Starting out in local government, it was explained to me that the finance system was like the Schleswig Holstein Question – only three people had ever understood it; one was mad, one was dead and the other had forgotten.
Government found it hard to trust local government to raise money responsibly or spend it well. Rates were not popular, but we have since discovered that council tax is just as visible and resented. Governments through the early 2000s believed in keeping council tax rises down, so thresholds, referenda and penalties were imposed. This downward pressure was an alternative to establishing a viable long term funding system.
Governments have also sought to use business rates to make local government more self-reliant, but commercial property taxes are being localised just as some of our most profitable businesses are online rather than in bricks, with predictable outcries from those left to bear the burden.
In recent years, the growing social care needs of our ageing population has dominated the conversation about local government funding. Working in The Treasury between 2008 and 2011, one of the important conversations was whether removing the ringfencing of specific grants would allow local government to be more efficient. With the recent developments by which local authorities can raise council tax by 3% in 2017-18 and a further 3% 2018-19 as a social care precept, we are now into an era of hypothecation and ringfencing. An announcement is expected of a mechanism to ensure the hypothecated money is spent on social care, possibly Care Quality Commission oversight – further evidence that Whitehall does not trust local government to use money wisely.
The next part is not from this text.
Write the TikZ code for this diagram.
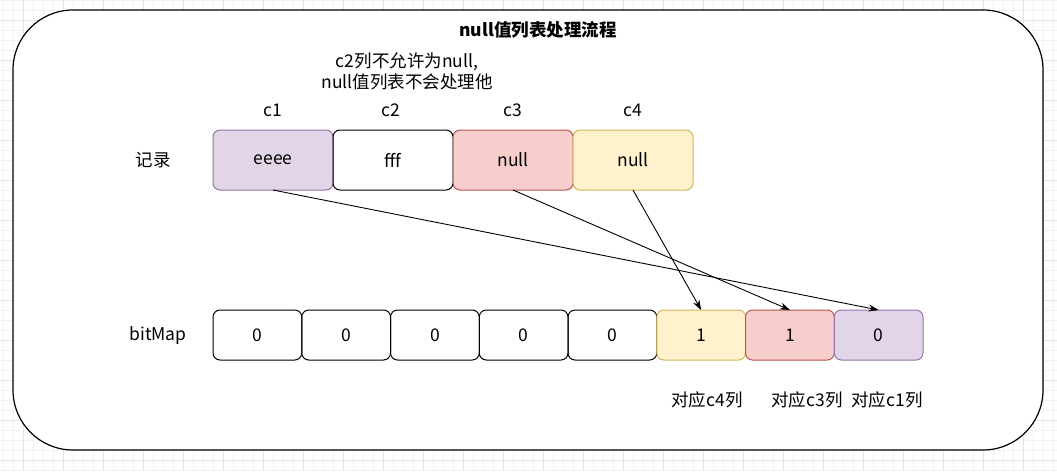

The funding settlement, the hypothecation and oversight, and now the outcry over business rate revaluation shows that finding a local governent funding system which has the support of the public, councils and government is as far away as ever. As the National Audit Office has recently pointed out, the distrust is itself a major contributor to the burdens on the local authorities.
The last few years have been seen a story about funding which is consistent only in its downward pressure on costs – starting with efficiency regimes, working through the imposition of ring-fenced funding, the removal of ring-fences, increasing powers of general competence, devolving benefits, through more efficiency regimes and on to business rate localisation. In sum, the service demands have been increasing and the resources diminishing. Meanwhile inspection regimes thrive and the public narrative around social care is often that local government is not delivering its part of the system.
But the debate is shifting. In a powerful article, auditor general Sir Amyas Morse draws government and public attention to the fact that pressurised services have become more fragmented and potentially less efficient; Coventry City Council chief executive Martin Reeves and Cipfa chief executive Rob Whiteman have argued for local government to be more honest about what councils can now afford to do and less accepting of the financial situation. Tony Travers is arguing with greater force than ever for a redesign of the system.
In Whitehall whilst neither the civil service experts nor the politicians can come to an agreed view of the way forward – whether funding levels, efficiency or self-reliance should be the guiding principles, they are still united in not trusting local government to spend wisely.
So, what is to be done? There is little appetite in government for relenting on the long term goal of eliminating the deficit. So the only room for manoeuvre for councils is the context in which money is spent.
Local authorities and their advocates need to be relentless in trying to secure more trust from ministers and departments, which means less hypothecation and regulation. Each year councils are working to tighter margins with growing risk around every spending decision. Ringfencing and regulation, by constraining room for manoeuvre, are greatly increasing the chances of councils getting into difficulties from which they will struggle to recover.